Outro dia escrevi aqui na coluna, a propósito das investigações sobre a formação de um cartel de empresas estrangeiras na construção do metrô paulista, que "o pior dos mundos para a democracia seria se ficar provado o que os petistas chapa-branca já dão como certo nos blogs e noticiários oficiais: que o esquema seria uma espécie de irrigação permanente de dinheiro ilegal para as campanhas eleitorais dos tucanos desde o governo Covas".
Foi o que bastou para que esses mesmos pseudojornalistas a serviço do governo petista distorcessem minhas palavras, atribuindo a mim a tese de que as acusações contra o PT são boas para a democracia, e as contra o PSDB seriam prejudiciais.
Para um leitor de boa-fé está claro que não tratava da corrupção em si, mas da maneira como ela fora praticada. Uma coisa são casos de corrupção de agentes políticos isolados, que acontecem em todos os países, outra bem diferente é a organização política se transformar em criminosa para garantir recursos ilegais para a manutenção do poder.
A ação individual de um político desonesto é menos danosa para a democracia do que a de um grupo político organizado, que se utiliza dos esquemas de poder a que chegou pelo voto para se eternizar nele. Foi o que aconteceu justamente no mensalão do PT. Se as investigações do caso Siemens em São Paulo levarem à conclusão de que o PSDB montou um projeto de poder em São Paulo desde o governo Covas, passando por Geraldo Alckmin e José Serra, financiado pelo desvio de verbas públicas, estaremos diante de uma manipulação política com o mesmo significado, embora com alcance regional, enquanto o mensalão tentou manipular nada menos que o Congresso Nacional.
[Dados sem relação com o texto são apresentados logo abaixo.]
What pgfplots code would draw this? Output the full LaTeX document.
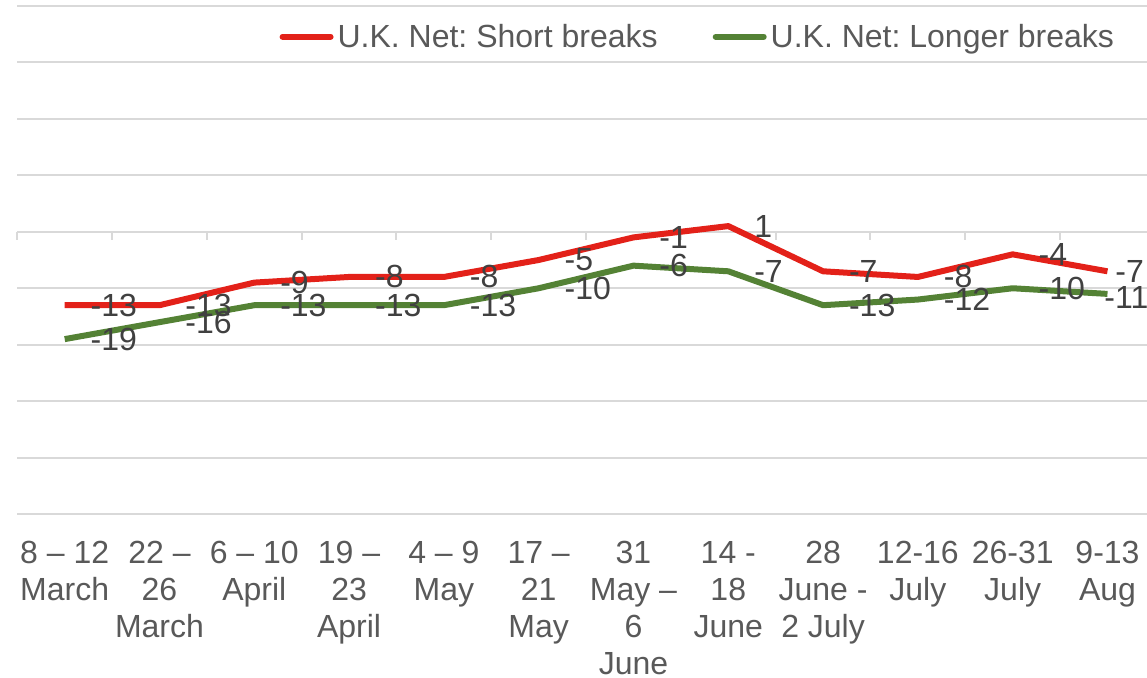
\documentclass[border=0pt]{standalone}
\usepackage{fontspec}
\setmainfont{Liberation Sans}
\usepackage{pgfplots}
\usepackage{pgfplotstable}
\pgfplotsset{compat=1.18}
\definecolor{cred}{HTML}{E32119}
\definecolor{cgreen}{HTML}{548235}
\definecolor{cgrid}{HTML}{D9D9D9}
\definecolor{ctext}{HTML}{595959}
\definecolor{clabel}{HTML}{404040}
\frenchspacing

\pgfplotstableread{
x short longer
0 -13 -19
1 -13 -16
2 -9 -13
3 -8 -13
4 -8 -13
5 -5 -10
6 -1 -6
7 1 -7
8 -7 -13
9 -8 -12
10 -4 -10
11 -7 -11
}\datatable

\begin{document}
\begin{tikzpicture}
\path[use as bounding box] (-17.3pt,-162.7pt) rectangle (1129.7pt,514.3pt);
\begin{axis}[
  at={(0,0)}, anchor=south west,
  scale only axis, width=1129.7pt, height=508.6pt,
  xmin=-0.5, xmax=11.417, ymin=-50, ymax=40,
  axis line style={draw=none},
  tick style={draw=none},
  ytick={-50,-40,...,40}, yticklabels={},
  ymajorgrids, major grid style={cgrid, line width=2pt},
  xtick={0,...,11},
  xticklabels={{8 – 12\\March},{22 –\\26\\March},{6 – 10\\April},{19 –\\23\\April},{4 – 9\\May},{17 –\\21\\May},{31\\May –\\6\\June},{14 -\\18\\June},{28\\June -\\2 July},{12-16\\July},{26-31\\July},{9-13\\Aug}},
  xticklabel style={align=center, anchor=north, inner sep=0pt, yshift=-27pt, text=ctext, font=\fontsize{32}{37}\selectfont},
  clip=false,
  legend style={at={(0.9745,0.939)}, anchor=east, draw=none, fill=none,
    font=\fontsize{32}{37}\selectfont, text=ctext, inner sep=0pt,
    nodes={inner xsep=4pt, inner ysep=0pt},
    /tikz/every even column/.append style={column sep=51pt}},
  legend columns=2,
  legend image code/.code={\draw[line width=6pt, line cap=round] (0pt,0pt) -- (48pt,0pt);},
  point meta=explicit symbolic,
  nodes near coords,
  every node near coord/.append style={anchor=west, inner sep=0pt, xshift=23pt, font=\fontsize{32}{37}\selectfont, text=clabel},
]
\pgfplotsinvokeforeach{-0.5,0.5,1.5,2.5,3.5,4.5,5.5,6.5,7.5,8.5,9.5,10.5}{
  \draw[cgrid, line width=2pt] (axis cs:#1,0) -- ([yshift=-8.5pt]axis cs:#1,0);
}
\addplot[cred, line width=6pt, line join=round, mark=none,
  coordinate style/.condition={x>10.5}{xshift=-18pt}]
  table[x=x, y=short, meta=short] {\datatable};
\addlegendentry{U.K. Net: Short breaks}
\addplot[cgreen, line width=6pt, line join=round, mark=none,
  coordinate style/.condition={x>10.5}{xshift=-29pt, yshift=-4pt}]
  table[x=x, y=longer, meta=longer] {\datatable};
\addlegendentry{U.K. Net: Longer breaks}
\end{axis}
\end{tikzpicture}
\end{document}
Na definição do ex-presidente do Supremo, Ayres Britto, no julgamento do mensalão, "(&) sob a inspiração patrimonialista, um projeto de poder foi feito, não um projeto de governo, que é exposto em praça pública, mas um projeto de poder que vai além de um quadriênio quadruplicado. É um projeto que também é golpe no conteúdo da democracia, o republicanismo, que postula a renovação dos quadros de dirigentes e equiparação das armas com que se disputa a preferência dos votos".
Segundo outro ministro do STF, o decano Celso de Mello, "há políticos, governantes e legisladores que corrompem o poder do Estado, exercendo sobre ele ação moralmente deletéria, juridicamente criminosa e politicamente dissolvente".
Não há nada, no entanto, até agora, que aponte para um esquema dessa envergadura, pelo menos na parte da documentação do processo do Conselho Administrativo de Defesa Econômica (Cade) a que tive acesso. Há, aliás, indicações claras de que o acordo de leniência entre a Siemens e o Cade se destinava a investigar as ações daquela empresa na formação de cartel "no Brasil" todo.
Não há explicações para o fato de a investigação estar limitada a São Paulo e ao Distrito Federal, quando os diretores da Siemens citam contratos de trem e metrô em sete estados. Em cinco deles, a empresa responsável é a estatal federal Companhia Brasileira de Trens Urbanos (CBTU). São citados contratos da CBTU que foram vítimas do cartel em Salvador, Recife, Fortaleza, Porto Alegre e Belo Horizonte.
O PSDB considera que ao escolher dois estados governados por partidos de oposição (PSDB em São Paulo e DEM no Distrito Federal na época) para investigar, o Cade assumiu um viés político. Outro fato importante é que pessoas que tiveram acesso às mais de 1.500 páginas do inquérito garantem que os documentos, depoimentos e trocas de e-mails de executivos da Siemens em poder do Cade não citam uma única vez o PSDB e o governador Geraldo Alckmin.
Os delatores premiados da empresa também não citam nominalmente em nenhum momento os funcionários públicos da CPTM ou do metrô como praticantes de atos ilícitos como recebimento de propinas e comissões em licitações públicas. Como o Cade cuida apenas da parte referente à tentativa de neutralizar a competição nas licitações públicas, outras investigações do Ministério Público e da Polícia Federal revelarão mais detalhes da formação do cartel, que a Siemens praticou em mais de uma centena de países.